Spanish and Catalan are two different languages (even though some Spaniards say that Catalan language does not exist -no language, no culture, no nation: Catalans are a big NO in Spain- or that it is a dialect that comes from the Spanish language -see? The world itself will be one day an oddity of the Spanish way of life. First it was anthropocentric, then heliocentric, now it is Spaniardcentric. Darwin was wrong, humans do not come from apes but from Spaniards). Spain and Catalonia have a very different history (Catalonia has a thousand-year-old documented history and the Spanish state was created after the Catalan defeat of 1714, in spite of what Spaniards say with their historical lies about it. Since the XVth century Catalonia shared the same monarchy with Castile, but sharing a monarch does not mean being the same nation –if it was true, Australians and English should be the same nation because they recognize the same monarchy).

But as usual what is valid for the rest of the world, it is not for Catalans. We are always the exception, the last political and national apartheid in Europe, where "democracy" reduces us to a simple Spanish distorted rarity.
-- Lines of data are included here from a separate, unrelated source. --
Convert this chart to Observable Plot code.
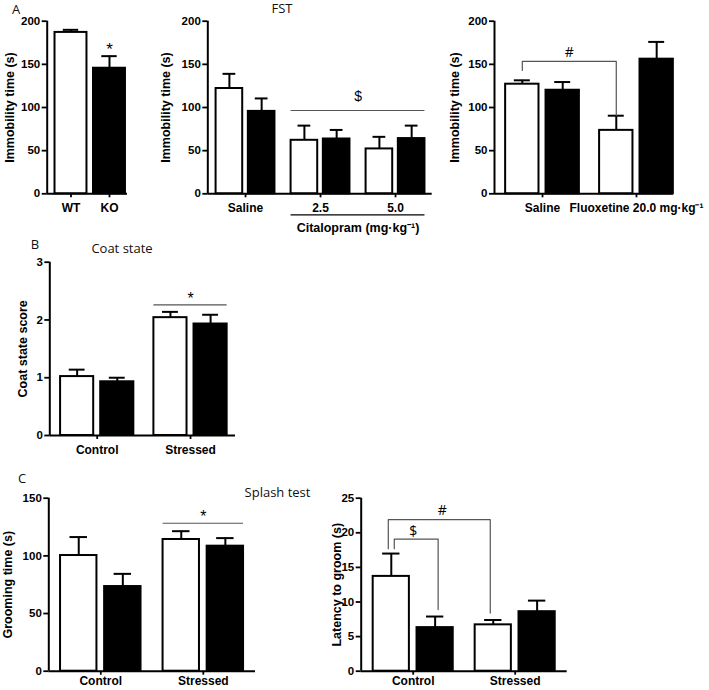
<!DOCTYPE html>
<html><head><meta charset="utf-8">
<script src="https://cdn.jsdelivr.net/npm/d3@7"></script>
<script src="https://cdn.jsdelivr.net/npm/@observablehq/plot@0.6"></script>
<style>
body{margin:0;background:#fff;}
#fig{position:relative;width:709px;height:690px;overflow:hidden;background:#fff;}
.panel{position:absolute;}
.lab{position:absolute;font-family:"Open Sans","Noto Sans",sans-serif;font-size:13px;color:#111;white-space:nowrap;line-height:1;transform:translate(-50%,-50%);}
</style></head><body><div id="fig"></div>
<script>
// ---------- data ----------
const genotypes = ["WT", "KO"];
// A (left): FST immobility, WT vs KO
const a1Groups = ["WT", "KO"];
const a1Mean = [187, 145.5];
const a1Sem = [3, 14];
// A (middle): FST with citalopram
const a2Groups = ["Saline", "2.5", "5.0"];
const a2WtMean = [122, 62, 52];
const a2WtSem = [17, 17, 14];
const a2KoMean = [95.5, 63.5, 64];
const a2KoSem = [15, 10.5, 15];
// A (right): FST with fluoxetine
const a3Groups = ["Saline", "Fluoxetine 20.0 mg·kg⁻¹"];
const a3WtMean = [127, 73.5];
const a3WtSem = [4.5, 17];
const a3KoMean = [120, 156];
const a3KoSem = [9.5, 20];
// B: coat state
const bGroups = ["Control", "Stressed"];
const bWtMean = [1.02, 2.04];
const bWtSem = [0.12, 0.1];
const bKoMean = [0.93, 1.93];
const bKoSem = [0.07, 0.16];
// C (left): grooming time
const c1Groups = ["Control", "Stressed"];
const c1WtMean = [100.3, 114.2];
const c1WtSem = [16, 7.2];
const c1KoMean = [73.4, 108.4];
const c1KoSem = [11, 7];
// C (right): latency to groom
const c2Groups = ["Control", "Stressed"];
const c2WtMean = [13.7, 6.7];
const c2WtSem = [3.3, 0.7];
const c2KoMean = [6.3, 8.6];
const c2KoSem = [1.6, 1.6];
// tick values
const aTicks = [0, 50, 100, 150, 200];
const bTicks = [0, 1, 2, 3];
const c1Ticks = [0, 50, 100, 150];
const c2Ticks = [0, 5, 10, 15, 20, 25];
// titles
const yTitles = {a: "Immobility time (s)", b: "Coat state score", c1: "Grooming time (s)", c2: "Latency to groom (s)"};
const citalopramLabel = "Citalopram (mg·kg⁻¹)";
// significance annotations (values in data units)
const a2Sig = [{from: 1, to: 2, y: 96.5, label: "$"}];
const a3Sig = [{from: 0, to: 1, y0: 143, y: 153.5, y1: 90.7, label: "#"}];
const bSig = [{from: 1, to: 1, y: 2.26, label: "*"}];
const c1Sig = [{from: 1, to: 1, y: 128.3, label: "*"}];
const c2SigHash = [{from: 0, fromGeno: "WT", to: 1, toGeno: "WT", y0: 17.7, y: 21.9, y1: 8.4, label: "#"}];
const c2SigDollar = [{from: 0, fromGeno: "WT", to: 0, toGeno: "KO", y0: 17.7, y: 19.1, y1: 8.9, label: "$"}];

// ---------- helpers ----------
const FONT = '"Liberation Sans", Arial, Helvetica, sans-serif';
const OFF = 0.215, BW = 0.355, CAP = 0.085;
const SIG = "#555";

function paired(groups, wm, ws, km, ks) {
  return groups.flatMap((g, i) => [
    {g, i, geno: genotypes[0], mean: wm[i], sem: ws[i]},
    {g, i, geno: genotypes[1], mean: km[i], sem: ks[i]}
  ]);
}
const pairPos = d => d.i + (d.geno === "WT" ? -OFF : OFF);
const gp = (i, geno) => i + (geno === "WT" ? -OFF : OFF);

function panel(cfg) {
  const {groups, data, pos, bw, cap, xDomain, yDomain, yTicks, box, frame, title, titleDx, xPad = 6, extra = []} = cfg;
  const plot = Plot.plot({
    width: box.width, height: box.height,
    marginLeft: frame.x0 - box.left, marginRight: box.left + box.width - frame.x1,
    marginTop: frame.yTop - box.top, marginBottom: box.top + box.height - frame.yBottom,
    style: {background: "none", overflow: "visible", fontFamily: FONT, color: "#000"},
    x: {type: "linear", domain: xDomain},
    y: {type: "linear", domain: yDomain},
    marks: [
      Plot.rect(data.filter(d => d.geno === "WT"), {x1: d => pos(d) - bw / 2, x2: d => pos(d) + bw / 2, y1: 0, y2: "mean", fill: "white", stroke: "black", strokeWidth: 2}),
      Plot.rect(data.filter(d => d.geno === "KO"), {x1: d => pos(d) - bw / 2, x2: d => pos(d) + bw / 2, y1: 0, y2: "mean", fill: "black", stroke: "black", strokeWidth: 2}),
      Plot.ruleX(data, {x: pos, y1: "mean", y2: d => d.mean + d.sem, stroke: "black", strokeWidth: 2}),
      Plot.ruleY(data, {x1: d => pos(d) - cap, x2: d => pos(d) + cap, y: d => d.mean + d.sem, stroke: "black", strokeWidth: 2}),
      Plot.ruleX([xDomain[0]], {stroke: "black", strokeWidth: 2}),
      Plot.ruleY([yDomain[0]], {stroke: "black", strokeWidth: 2}),
      Plot.axisY({ticks: yTicks, tickFormat: d => String(d), tickSize: 5, tickPadding: 2, fontSize: 11.5, fontWeight: "bold", strokeWidth: 1.8, label: null}),
      Plot.axisX({ticks: groups.map((g, i) => i), tickFormat: i => groups[i], tickSize: 4, tickPadding: xPad, fontSize: 12, fontWeight: "bold", strokeWidth: 1.8, label: null}),
      Plot.text([title], {frameAnchor: "left", textAnchor: "middle", rotate: -90, dx: titleDx, fontSize: 12.5, fontWeight: "bold"}),
      ...extra
    ]
  });
  const wrap = document.createElement("div");
  wrap.className = "panel";
  wrap.style.left = box.left + "px";
  wrap.style.top = box.top + "px";
  wrap.appendChild(plot);
  document.getElementById("fig").appendChild(wrap);
}

function label(text, cx, cy, size) {
  const el = document.createElement("div");
  el.className = "lab";
  el.textContent = text;
  el.style.left = cx + "px";
  el.style.top = cy + "px";
  if (size) el.style.fontSize = size + "px";
  document.getElementById("fig").appendChild(el);
}

// span line over a group range (from WT of first group to KO of last group)
function spanMarks(sig, dy, fontSize) {
  return [
    Plot.ruleY(sig, {x1: d => gp(d.from, "WT") - BW / 2, x2: d => gp(d.to, "KO") + BW / 2, y: "y", stroke: SIG, strokeWidth: 1.2}),
    Plot.text(sig, {x: d => (gp(d.from, "WT") + gp(d.to, "KO")) / 2, y: "y", text: "label", dy, fontSize, fontFamily: FONT})
  ];
}
function bracketMarks(sig, fromGeno, toGeno, dx, dy) {
  const pts = sig.flatMap(d => {
    const xa = gp(d.from, d.fromGeno || fromGeno), xb = gp(d.to, d.toGeno || toGeno);
    return [{x: xa, y: d.y0}, {x: xa, y: d.y}, {x: xb, y: d.y}, {x: xb, y: d.y1}];
  });
  return [
    Plot.line(pts, {x: "x", y: "y", stroke: SIG, strokeWidth: 1.2, dx}),
    Plot.text(sig, {x: d => (gp(d.from, d.fromGeno || fromGeno) + gp(d.to, d.toGeno || toGeno)) / 2, y: "y", text: "label", dy, fontSize: 14, fontFamily: "'Open Sans', sans-serif"})
  ];
}

// ---------- A left ----------
const a1Data = a1Groups.map((g, i) => ({g, i, geno: genotypes[i], mean: a1Mean[i], sem: a1Sem[i]}));
panel({
  groups: a1Groups, data: a1Data, pos: d => d.i, bw: 0.83, cap: 0.2,
  xDomain: [-0.618, 1.468], yDomain: [0, 200], yTicks: aTicks,
  box: {left: 0, top: 0, width: 135, height: 220},
  frame: {x0: 46.7, x1: 127, yTop: 20.7, yBottom: 193.3},
  title: yTitles.a, titleDx: -37,
  extra: [Plot.text(a1Data.filter(d => d.geno === "KO"), {x: d => d.i, y: d => d.mean + d.sem, text: () => "*", dy: -7, fontSize: 17, fontFamily: FONT})]
});

// ---------- A middle ----------
const a2Data = paired(a2Groups, a2WtMean, a2WtSem, a2KoMean, a2KoSem);
const citSpan = [{from: 1, to: 2, label: citalopramLabel}];
panel({
  groups: a2Groups, data: a2Data, pos: pairPos, bw: BW, cap: CAP,
  xDomain: [-0.503, 2.489], yDomain: [0, 200], yTicks: aTicks,
  box: {left: 140, top: 0, width: 300, height: 240},
  frame: {x0: 207.3, x1: 431.7, yTop: 20.7, yBottom: 193.3},
  title: yTitles.a, titleDx: -42,
  extra: [
    ...spanMarks(a2Sig, -14, 14),
    Plot.ruleY(citSpan, {x1: d => gp(d.from, "WT") - BW / 2, x2: d => gp(d.to, "KO") + BW / 2, y: () => 0, dy: 21, stroke: "black", strokeWidth: 1.2}),
    Plot.text(citSpan, {x: d => (gp(d.from, "WT") + gp(d.to, "KO")) / 2, y: () => 0, dy: 34, text: "label", fontSize: 12.5, fontWeight: "bold"})
  ]
});

// ---------- A right ----------
const a3Data = paired(a3Groups, a3WtMean, a3WtSem, a3KoMean, a3KoSem);
panel({
  groups: a3Groups, data: a3Data, pos: pairPos, bw: BW, cap: CAP,
  xDomain: [-0.511, 1.394], yDomain: [0, 200], yTicks: aTicks,
  box: {left: 445, top: 0, width: 264, height: 220},
  frame: {x0: 494, x1: 673, yTop: 20.7, yBottom: 193.3},
  title: yTitles.a, titleDx: -40,
  extra: bracketMarks(a3Sig, "WT", "WT", 0, -9)
});

// ---------- B ----------
const bData = paired(bGroups, bWtMean, bWtSem, bKoMean, bKoSem);
panel({
  groups: bGroups, data: bData, pos: pairPos, bw: BW, cap: CAP,
  xDomain: [-0.508, 1.482], yDomain: [0, 3], yTicks: bTicks,
  box: {left: 0, top: 245, width: 250, height: 215},
  frame: {x0: 49.3, x1: 235, yTop: 261.7, yBottom: 435},
  title: yTitles.b, titleDx: -27,
  extra: spanMarks(bSig, -6, 16)
});

// ---------- C left ----------
const c1Data = paired(c1Groups, c1WtMean, c1WtSem, c1KoMean, c1KoSem);
panel({
  groups: c1Groups, data: c1Data, pos: pairPos, bw: BW, cap: CAP,
  xDomain: [-0.507, 1.509], yDomain: [0, 150], yTicks: c1Ticks,
  box: {left: 0, top: 480, width: 270, height: 210},
  frame: {x0: 48.3, x1: 255, yTop: 497.7, yBottom: 670.7},
  title: yTitles.c1, titleDx: -41, xPad: 1,
  extra: spanMarks(c1Sig, -6, 16)
});

// ---------- C right ----------
const c2Data = paired(c2Groups, c2WtMean, c2WtSem, c2KoMean, c2KoSem);
panel({
  groups: c2Groups, data: c2Data, pos: pairPos, bw: BW, cap: CAP,
  xDomain: [-0.51, 1.51], yDomain: [0, 25], yTicks: c2Ticks,
  box: {left: 320, top: 480, width: 260, height: 210},
  frame: {x0: 360.7, x1: 566.7, yTop: 497.7, yBottom: 670.7},
  title: yTitles.c2, titleDx: -24, xPad: 1,
  extra: [...bracketMarks(c2SigHash, "WT", "WT", -3, -9), ...bracketMarks(c2SigDollar, "WT", "KO", 3, -8)]
});

// ---------- panel labels ----------
label("A", 16, 9);
label("FST", 282, 8);
label("B", 35, 244);
label("Coat state", 122, 248);
label("C", 22, 477.5);
label("Splash test", 277.5, 492);
</script>
</body></html>
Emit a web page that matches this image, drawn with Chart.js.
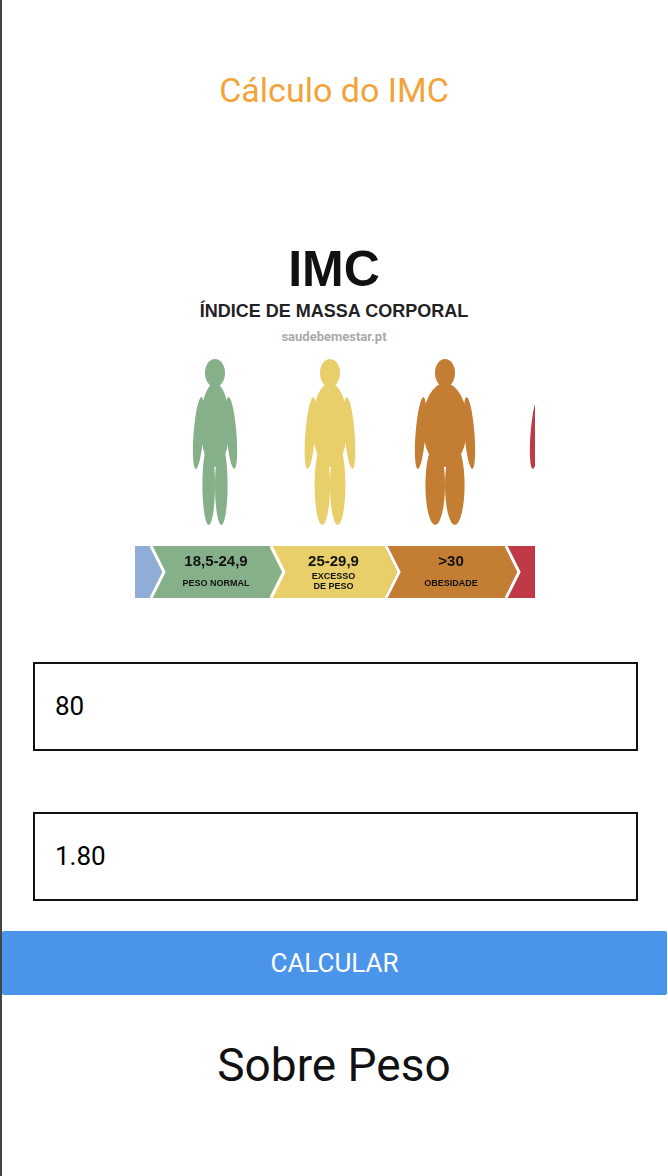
<!DOCTYPE html>
<html><head><meta charset="utf-8">
<script src="https://cdn.jsdelivr.net/npm/chart.js@4"></script>
<style>
body{margin:0;width:668px;height:1176px;position:relative;background:#fff;font-family:Roboto,"Noto Sans",sans-serif;overflow:hidden}
#edge{position:absolute;left:0;top:0;width:2px;height:1176px;background:#444}
.t{position:absolute;left:0;width:668px;text-align:center}
.box{position:absolute;left:33px;height:89px;border:2px solid #111;font-size:26px;line-height:85px;padding-left:20px;box-sizing:border-box;width:605px}
#btn{position:absolute;left:2px;top:931px;width:665px;height:64px;background:#4A94EA;color:#fff;font-size:26px;line-height:64px;text-align:center;border-radius:2px}
#figs{position:absolute;left:135px;top:355px}
#bandWrap{position:absolute;left:135px;top:546px;width:400px;height:52px}
</style></head><body>
<div id="edge"></div>
<div class="t" style="top:70px;font-size:34px;color:#F2A33A">Cálculo do IMC</div>
<div class="t" style="top:240px;font-size:50px;font-weight:bold;color:#111;font-family:'Liberation Sans',sans-serif">IMC</div>
<div class="t" style="top:301px;font-size:18px;font-weight:bold;color:#222;font-family:'Liberation Sans',sans-serif">ÍNDICE DE MASSA CORPORAL</div>
<div class="t" style="top:329px;font-size:13px;font-weight:bold;color:#aaa">saudebemestar.pt</div>
<canvas id="figs" width="400" height="175"></canvas>
<div id="bandWrap"><canvas id="band"></canvas></div>
<div class="box" style="top:662px">80</div>
<div class="box" style="top:812px">1.80</div>
<div id="btn">CALCULAR</div>
<div class="t" style="top:1038px;font-size:46px;color:#111">Sobre Peso</div>
<script>
const categories = ['<18,5', '18,5-24,9', '25-29,9', '>30', '>40'];
const subLabels = ['', 'PESO NORMAL', 'EXCESSO\nDE PESO', 'OBESIDADE', ''];
const segmentWidths = [15, 120, 115, 120, 30];
const segmentColors = ['#8FADD6', '#86B08A', '#E8CF6A', '#C47E34', '#C03A45'];
const figureCenters = [80, 195, 310, 425];
const figureWidths = [0.9, 1.1, 1.4, 1.4];

// silhouettes
const fx = document.getElementById('figs').getContext('2d');
figureCenters.forEach((cx, i) => {
  const w = figureWidths[i];
  fx.save(); fx.beginPath(); fx.rect(0,0,400,175); fx.clip();
  fx.fillStyle = segmentColors[i+1];
  fx.beginPath(); fx.ellipse(cx, 18, 10, 14, 0, 0, 7); fx.fill();
  fx.beginPath(); fx.ellipse(cx, 70, 16*w, 42, 0, 0, 7); fx.fill();
  fx.beginPath(); fx.ellipse(cx-16*w-2, 78, 5, 36, 0.08, 0, 7); fx.fill();
  fx.beginPath(); fx.ellipse(cx+16*w+2, 78, 5, 36, -0.08, 0, 7); fx.fill();
  fx.beginPath(); fx.ellipse(cx-7*w, 130, 7*w, 40, 0, 0, 7); fx.fill();
  fx.beginPath(); fx.ellipse(cx+7*w, 130, 7*w, 40, 0, 0, 7); fx.fill();
  fx.restore();
});

const labelPlugin = {
  id: 'labels',
  afterDatasetsDraw(chart) {
    const c = chart.ctx;
    chart.data.datasets.forEach((ds, i) => {
      const el = chart.getDatasetMeta(i).data[0];
      const right = el.x, top = el.y - el.height/2, bot = el.y + el.height/2;
      if (i < chart.data.datasets.length - 1) {
        c.fillStyle = segmentColors[i];
        c.beginPath(); c.moveTo(right-1, top); c.lineTo(right+12, (top+bot)/2); c.lineTo(right-1, bot); c.fill();
        c.strokeStyle = '#fff'; c.lineWidth = 3;
        c.beginPath(); c.moveTo(right+1, top); c.lineTo(right+14, (top+bot)/2); c.lineTo(right+1, bot); c.stroke();
      }
      if (!subLabels[i]) return;
      const left = el.base, mid = (left + right)/2 + 6;
      c.fillStyle = '#111'; c.textAlign = 'center';
      c.font = 'bold 15px "Liberation Sans"'; c.fillText(categories[i], mid, top + 20);
      c.font = 'bold 9px "Liberation Sans"';
      subLabels[i].split('\n').forEach((s, k) => c.fillText(s, mid, top + (subLabels[i].includes('\n') ? 33 + k*10 : 40)));
    });
  }
};

new Chart(document.getElementById('band'), {
  type: 'bar',
  data: { labels: [''], datasets: segmentWidths.map((v, i) => ({ label: categories[i], data: [v], backgroundColor: segmentColors[i], barPercentage: 1, categoryPercentage: 1 })) },
  options: {
    indexAxis: 'y', responsive: true, maintainAspectRatio: false, animation: false,
    layout: { padding: 0 },
    plugins: { legend: { display: false }, tooltip: { enabled: false } },
    scales: { x: { stacked: true, min: 0, max: 400, display: false }, y: { stacked: true, display: false } }
  },
  plugins: [labelPlugin]
});
</script>
</body></html>
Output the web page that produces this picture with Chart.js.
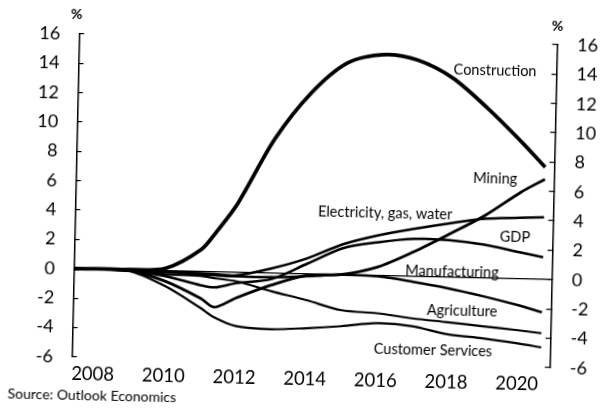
<!DOCTYPE html>
<html>
<head>
<meta charset="utf-8">
<script src="https://cdn.jsdelivr.net/npm/chart.js@4.4.0/dist/chart.umd.min.js"></script>
<style>
  html, body { margin: 0; padding: 0; background: #fff; overflow: hidden; }
  #wrap { width: 600px; height: 408px; }
  /* the printed chart sits slightly skewed on the page */
  #chart { display: block; transform: rotate(1.3deg); transform-origin: 300px 204px; }
</style>
</head>
<body>
<div id="wrap"><canvas id="chart" width="600" height="408"></canvas></div>
<script>
  // % deviation from baseline, by industry
  const years = [2007.4, 2008, 2009, 2010, 2011, 2011.4, 2012, 2013, 2014, 2015, 2016, 2017, 2018, 2019, 2020, 2020.67];

  const construction = [0, 0.03, 0.02, 0.17, 1.52, 2.69, 4.71, 9.13, 12.32, 14.42, 15.06, 14.74, 13.57, 11.58, 9.3, 7.64];
  const mining = [0, 0.02, -0.05, -0.72, -1.82, -2.41, -1.75, -0.81, -0.09, 0.03, 0.59, 1.67, 2.93, 4.26, 5.9, 6.82];
  const electricity = [0, 0.02, -0.03, -0.03, -0.12, -0.16, -0.2, 0.33, 1.07, 2.08, 2.75, 3.24, 3.67, 4.04, 4.16, 4.23];
  const gdp = [0, 0.02, -0.05, -0.37, -0.93, -1.06, -0.74, -0.4, 0.7, 1.81, 2.27, 2.56, 2.52, 2.26, 1.81, 1.5];
  const manufacturing = [0, 0.02, -0.05, -0.1, -0.18, -0.23, -0.27, -0.28, -0.16, 0.0, -0.05, -0.37, -0.76, -1.25, -1.81, -2.25];
  const agriculture = [0, 0.02, -0.05, -0.24, -0.3, -0.44, -0.61, -1.23, -1.79, -2.42, -2.57, -2.86, -3.07, -3.29, -3.51, -3.68];
  const customerServices = [0, 0.02, -0.09, -1.06, -2.47, -3.1, -3.65, -3.82, -3.7, -3.51, -3.25, -3.4, -3.89, -4.11, -4.4, -4.64];

  const xTicks = [2008, 2010, 2012, 2014, 2016, 2018, 2020];
  const yTicks = [-6, -4, -2, 0, 2, 4, 6, 8, 10, 12, 14, 16];

  // name, [year, value] where the name is written
  const seriesNames = ['Construction', 'Mining', 'Electricity, gas, water', 'GDP', 'Manufacturing', 'Agriculture', 'Customer Services'];
  const nameSpots = [[2019.19, 14.17], [2019.26, 6.81], [2016.17, 4.25], [2019.86, 2.79], [2018.1, 0.34], [2018.41, -2.3], [2017.61, -5.01]];

  const FONT = 'Lato, "Open Sans", sans-serif';

  function line(values, width) {
    return {
      data: values.map((v, i) => ({x: years[i], y: v})),
      borderColor: '#000',
      borderWidth: width,
      pointRadius: 0,
      fill: false,
      tension: 0.3,
    };
  }

  const namesPlugin = {
    id: 'names',
    afterDatasetsDraw(chart) {
      const ctx = chart.ctx;
      const xs = chart.scales.x, ys = chart.scales.y;
      ctx.save();
      ctx.fillStyle = '#000';
      ctx.textAlign = 'center';
      ctx.textBaseline = 'middle';
      ctx.font = '14.5px ' + FONT;
      seriesNames.forEach((name, i) => {
        ctx.fillText(name, xs.getPixelForValue(nameSpots[i][0]), ys.getPixelForValue(nameSpots[i][1]));
      });
      // unit marks above both axes
      ctx.font = 'bold 14px ' + FONT;
      ctx.fillText('%', xs.left - 3, ys.top - 20);
      ctx.fillText('%', xs.right, ys.top - 19);
      ctx.font = '14px ' + FONT;
      ctx.textAlign = 'left';
      ctx.fillText('Source: Outlook Economics', 12, 400);
      ctx.restore();
    }
  };

  function yAxis(side) {
    return {
      type: 'linear',
      position: side,
      min: -6,
      max: 16,
      afterBuildTicks: (scale) => { scale.ticks = yTicks.map(v => ({value: v})); },
      afterFit: (scale) => { scale.width = side === 'left' ? 75.4 : 46.5; },
      border: {display: true, color: '#000', width: 1.5},
      grid: {
        drawOnChartArea: side === 'left',
        color: (c) => (c.tick && c.tick.value === 0 ? '#000' : 'rgba(0,0,0,0)'),
        lineWidth: 1.2,
        tickColor: '#000',
        tickLength: -5,
      },
      ticks: {
        color: '#000',
        font: {family: FONT, size: 18},
        padding: side === 'left' ? 24 : 25,
        callback: (v) => String(v),
      },
    };
  }

  new Chart(document.getElementById('chart'), {
    type: 'line',
    data: {
      datasets: [
        line(construction, 3.8),
        line(mining, 2.8),
        line(electricity, 2.5),
        line(gdp, 2.5),
        line(manufacturing, 2.5),
        line(agriculture, 2.2),
        line(customerServices, 2.2),
      ],
    },
    options: {
      responsive: false,
      animation: false,
      layout: {padding: {top: 39, left: 0, right: 0, bottom: 0}},
      plugins: {legend: {display: false}, tooltip: {enabled: false}},
      scales: {
        x: {
          type: 'linear',
          min: 2007.4,
          max: 2020.93,
          afterBuildTicks: (scale) => { scale.ticks = xTicks.map(v => ({value: v})); },
          afterFit: (scale) => { scale.height = 46.2; },
          border: {display: false},
          grid: {display: false, drawTicks: false},
          ticks: {
            color: '#000',
            font: {family: FONT, size: 18.5},
            padding: 6,
            maxRotation: 0,
            autoSkip: false,
            callback: (v) => String(v),
          },
        },
        y: yAxis('left'),
        y2: yAxis('right'),
      },
    },
    plugins: [namesPlugin],
  });
</script>
</body>
</html>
Zapatero says that countries get their independence during dictatorships or at the end of a dictatorship. So he is telling us that Spain is still a dictatorial state since Franco’s death in 1975 because a possible process of self-determination of Catalonia, Galiza or the Basque Country was not considered under any circumstances with the arrival of “democracy”. We all know that even the pathetic Catalan Statute of Autonomy provoked Tejero’s coup d'état in 1981. Since then, any effort to strengthen the Catalan sovereignity has been blocked.

It seems to me, Mr. Zapatero, that your demagogic words try to justify what cannot be justified. And although you want to disguise Spain with words of open democracy and tolerance, the speech continues being as negationist as the one during Franco’s fascist dictatorship. Trying to justify the negation of a universal right to all Catalan people, you just show that in the Spanish democracy we have no place, we will never be treated as a normal nation, and you are telling us that you keep the same conqueror’s mind Spaniards had in 1714 when Catalans were defeated and the Castilian boots of the occupation forces echoed in the streets of Barcelona.

But if Catalans do not exist, why do they talk about “the Catalan problem” in Spain, Mr. Zapatero? If the Catalan nation does not exist, how can Catalans be a problem? Spain has a problem with Catalonia and Catalonia with Spain. And as long as the existence and the rights that every nation deserves are denied to us, the problem will not end. The Catalan nation does not exist. You can close your eyes. But we are still a problem for your Spain, Mr. Zapatero. I wonder if your arguments are just a compilation of the old pre-democratic wish of erasing any sign of the Catalan nation. In that case, you are right, the self-determination process is forbidden by the “democratic dictatorship” we are trapped in since 1978 and the Spanish Constitution is our jailer.
Wouldn’t it be easier to understand that Catalonia is not Spain?